* start *
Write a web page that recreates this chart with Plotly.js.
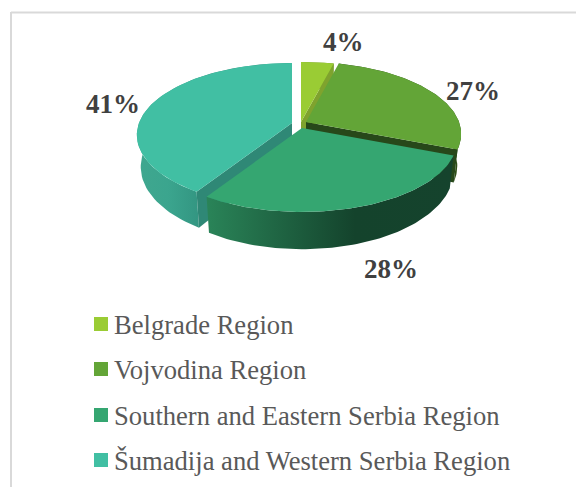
<!DOCTYPE html>
<html>
<head>
<meta charset="utf-8">
<script src="https://cdn.plot.ly/plotly-3.0.1.min.js"></script>
<style>html,body{margin:0;padding:0;background:#fff}#c{width:576px;height:487px}</style>
</head>
<body>
<div id="c"></div>
<script>
const categories = ["Belgrade Region", "Vojvodina Region", "Southern and Eastern Serbia Region", "Šumadija and Western Serbia Region"];
const shares = [4, 27, 28, 41];
const topColors = ["#9ACC34", "#63A537", "#35A671", "#41BFA3"];
const wallColors = ["#7FA32E", "#27481A", "#35A671", "#2F8876"];
const sideStops = [
  [[0, "#6F9628"], [1, "#6F9628"]],
  [[0, "#27481A"], [1, "#2F4F18"]],
  [[0, "#2A8559"], [0.6, "#14432C"], [1, "#15432D"]],
  [[0, "#3FA78F"], [0.5, "#3BA58E"], [1, "#339682"]]
];
const sideRange = [[300, 340], [300, 460], [205, 455], [138, 198]];
const apexX = [301, 306, 302, 292];
const apexY = [122, 122, 128, 123];
const labelX = [343, 473, 391, 113];
const labelY = [42, 91, 269, 104];
const legendRowY = [324, 369, 415, 460];
const paintOrder = [0, 1, 3, 2];

// Pie geometry: perspective projection of a tilted disc.
const R = 153, S = 70, K = 0.1667, DEPTH = 31, BOTTOM_SCALE = 0.975;
const total = shares.reduce((a, b) => a + b, 0);

function project(i, deg, lower) {
  const t = deg * Math.PI / 180, u = Math.sin(t), v = -Math.cos(t), w = 1 - K * v;
  const s = lower ? BOTTOM_SCALE : 1;
  return [apexX[i] + s * R * u / w, apexY[i] + S * v / w + (lower ? DEPTH / w : 0)];
}
function arc(i, a0, a1, lower) {
  const pts = [], n = 72;
  for (let k = 0; k <= n; k++) pts.push(project(i, a0 + (a1 - a0) * k / n, lower));
  return pts;
}
function poly(pts, extra) {
  return Object.assign({
    type: "scatter", mode: "lines", x: pts.map(p => p[0]), y: pts.map(p => p[1]),
    fill: "toself", line: { width: 0 }, hoverinfo: "skip", showlegend: false
  }, extra);
}

const traces = [];
const starts = [];
let acc = 0;
shares.forEach(v => { starts.push(acc); acc += v; });

paintOrder.forEach(i => {
  const a0 = starts[i] / total * 360, a1 = (starts[i] + shares[i]) / total * 360;
  const rim = arc(i, a0, a1, false).concat(arc(i, a0, a1, true).reverse());
  traces.push(poly(rim, {
    fillgradient: { type: "horizontal", colorscale: sideStops[i], start: sideRange[i][0], stop: sideRange[i][1] }
  }));
  const wallAngle = i === 3 ? a0 : a1;
  const apex = [apexX[i], apexY[i]], apexLow = [apexX[i], apexY[i] + DEPTH];
  const e0 = project(i, wallAngle, false), e1 = project(i, wallAngle, true);
  if (i !== 2) traces.push(poly([apex, e0, e1, apexLow], { fillcolor: wallColors[i] }));
  traces.push(poly([apex].concat(arc(i, a0, a1, false)), { fillcolor: topColors[i] }));
});

// Legend swatches
categories.forEach((name, i) => {
  traces.push({
    type: "scatter", mode: "markers", x: [101], y: [legendRowY[i]], name: name,
    marker: { symbol: "square", size: 14, color: topColors[i] },
    hoverinfo: "skip", showlegend: false, cliponaxis: false
  });
});

const valueLabels = categories.map((c, i) => ({
  x: labelX[i], y: labelY[i], xref: "x", yref: "y", text: "<b>" + shares[i] + "%</b>", showarrow: false,
  xanchor: "center", yanchor: "middle",
  font: { family: "Liberation Serif", size: 27, color: "#404040" }
}));
const legendLabels = categories.map((c, i) => ({
  x: 113, y: legendRowY[i] + 1, xref: "x", yref: "y", text: c, showarrow: false,
  xanchor: "left", yanchor: "middle", borderpad: 0,
  font: { family: "Liberation Serif", size: 26.6, color: "#595959" }
}));

const layout = {
  width: 576, height: 487,
  margin: { l: 0, r: 0, t: 0, b: 0 },
  paper_bgcolor: "#fff", plot_bgcolor: "#fff",
  xaxis: { range: [0, 576], visible: false, fixedrange: true },
  yaxis: { range: [487, 0], visible: false, fixedrange: true },
  showlegend: false,
  shapes: [
    { type: "line", xref: "x", yref: "y", x0: 11, x1: 576, y0: 12.5, y1: 12.5, line: { color: "#D9D9D9", width: 2 } },
    { type: "line", xref: "x", yref: "y", x0: 11, x1: 11, y0: 12, y1: 487, line: { color: "#D9D9D9", width: 2 } }
  ],
  annotations: valueLabels.concat(legendLabels)
};
Plotly.newPlot("c", traces, layout, { staticPlot: true, displayModeBar: false });
</script>
</body>
</html>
* end *
__GIVEN INSTRUCTION__
Transcribe the material exactly, and leave out whatever pictures it holds.

__TASK RESULT__
Write a web page that recreates this chart with Plotly.js.
<!DOCTYPE html>
<html>
<head>
<meta charset="utf-8">
<script src="https://cdn.plot.ly/plotly-3.0.1.min.js"></script>
<style>html,body{margin:0;padding:0;background:#fff}#c{width:576px;height:487px}</style>
</head>
<body>
<div id="c"></div>
<script>
const categories = ["Belgrade Region", "Vojvodina Region", "Southern and Eastern Serbia Region", "Šumadija and Western Serbia Region"];
const shares = [4, 27, 28, 41];
const topColors = ["#9ACC34", "#63A537", "#35A671", "#41BFA3"];
const wallColors = ["#7FA32E", "#27481A", "#35A671", "#2F8876"];
const sideStops = [
  [[0, "#6F9628"], [1, "#6F9628"]],
  [[0, "#27481A"], [1, "#2F4F18"]],
  [[0, "#2A8559"], [0.6, "#14432C"], [1, "#15432D"]],
  [[0, "#3FA78F"], [0.5, "#3BA58E"], [1, "#339682"]]
];
const sideRange = [[300, 340], [300, 460], [205, 455], [138, 198]];
const apexX = [301, 306, 302, 292];
const apexY = [122, 122, 128, 123];
const labelX = [343, 473, 391, 113];
const labelY = [42, 91, 269, 104];
const legendRowY = [324, 369, 415, 460];
const paintOrder = [0, 1, 3, 2];

// Pie geometry: perspective projection of a tilted disc.
const R = 153, S = 70, K = 0.1667, DEPTH = 31, BOTTOM_SCALE = 0.975;
const total = shares.reduce((a, b) => a + b, 0);

function project(i, deg, lower) {
  const t = deg * Math.PI / 180, u = Math.sin(t), v = -Math.cos(t), w = 1 - K * v;
  const s = lower ? BOTTOM_SCALE : 1;
  return [apexX[i] + s * R * u / w, apexY[i] + S * v / w + (lower ? DEPTH / w : 0)];
}
function arc(i, a0, a1, lower) {
  const pts = [], n = 72;
  for (let k = 0; k <= n; k++) pts.push(project(i, a0 + (a1 - a0) * k / n, lower));
  return pts;
}
function poly(pts, extra) {
  return Object.assign({
    type: "scatter", mode: "lines", x: pts.map(p => p[0]), y: pts.map(p => p[1]),
    fill: "toself", line: { width: 0 }, hoverinfo: "skip", showlegend: false
  }, extra);
}

const traces = [];
const starts = [];
let acc = 0;
shares.forEach(v => { starts.push(acc); acc += v; });

paintOrder.forEach(i => {
  const a0 = starts[i] / total * 360, a1 = (starts[i] + shares[i]) / total * 360;
  const rim = arc(i, a0, a1, false).concat(arc(i, a0, a1, true).reverse());
  traces.push(poly(rim, {
    fillgradient: { type: "horizontal", colorscale: sideStops[i], start: sideRange[i][0], stop: sideRange[i][1] }
  }));
  const wallAngle = i === 3 ? a0 : a1;
  const apex = [apexX[i], apexY[i]], apexLow = [apexX[i], apexY[i] + DEPTH];
  const e0 = project(i, wallAngle, false), e1 = project(i, wallAngle, true);
  if (i !== 2) traces.push(poly([apex, e0, e1, apexLow], { fillcolor: wallColors[i] }));
  traces.push(poly([apex].concat(arc(i, a0, a1, false)), { fillcolor: topColors[i] }));
});

// Legend swatches
categories.forEach((name, i) => {
  traces.push({
    type: "scatter", mode: "markers", x: [101], y: [legendRowY[i]], name: name,
    marker: { symbol: "square", size: 14, color: topColors[i] },
    hoverinfo: "skip", showlegend: false, cliponaxis: false
  });
});

const valueLabels = categories.map((c, i) => ({
  x: labelX[i], y: labelY[i], xref: "x", yref: "y", text: "<b>" + shares[i] + "%</b>", showarrow: false,
  xanchor: "center", yanchor: "middle",
  font: { family: "Liberation Serif", size: 27, color: "#404040" }
}));
const legendLabels = categories.map((c, i) => ({
  x: 113, y: legendRowY[i] + 1, xref: "x", yref: "y", text: c, showarrow: false,
  xanchor: "left", yanchor: "middle", borderpad: 0,
  font: { family: "Liberation Serif", size: 26.6, color: "#595959" }
}));

const layout = {
  width: 576, height: 487,
  margin: { l: 0, r: 0, t: 0, b: 0 },
  paper_bgcolor: "#fff", plot_bgcolor: "#fff",
  xaxis: { range: [0, 576], visible: false, fixedrange: true },
  yaxis: { range: [487, 0], visible: false, fixedrange: true },
  showlegend: false,
  shapes: [
    { type: "line", xref: "x", yref: "y", x0: 11, x1: 576, y0: 12.5, y1: 12.5, line: { color: "#D9D9D9", width: 2 } },
    { type: "line", xref: "x", yref: "y", x0: 11, x1: 11, y0: 12, y1: 487, line: { color: "#D9D9D9", width: 2 } }
  ],
  annotations: valueLabels.concat(legendLabels)
};
Plotly.newPlot("c", traces, layout, { staticPlot: true, displayModeBar: false });
</script>
</body>
</html>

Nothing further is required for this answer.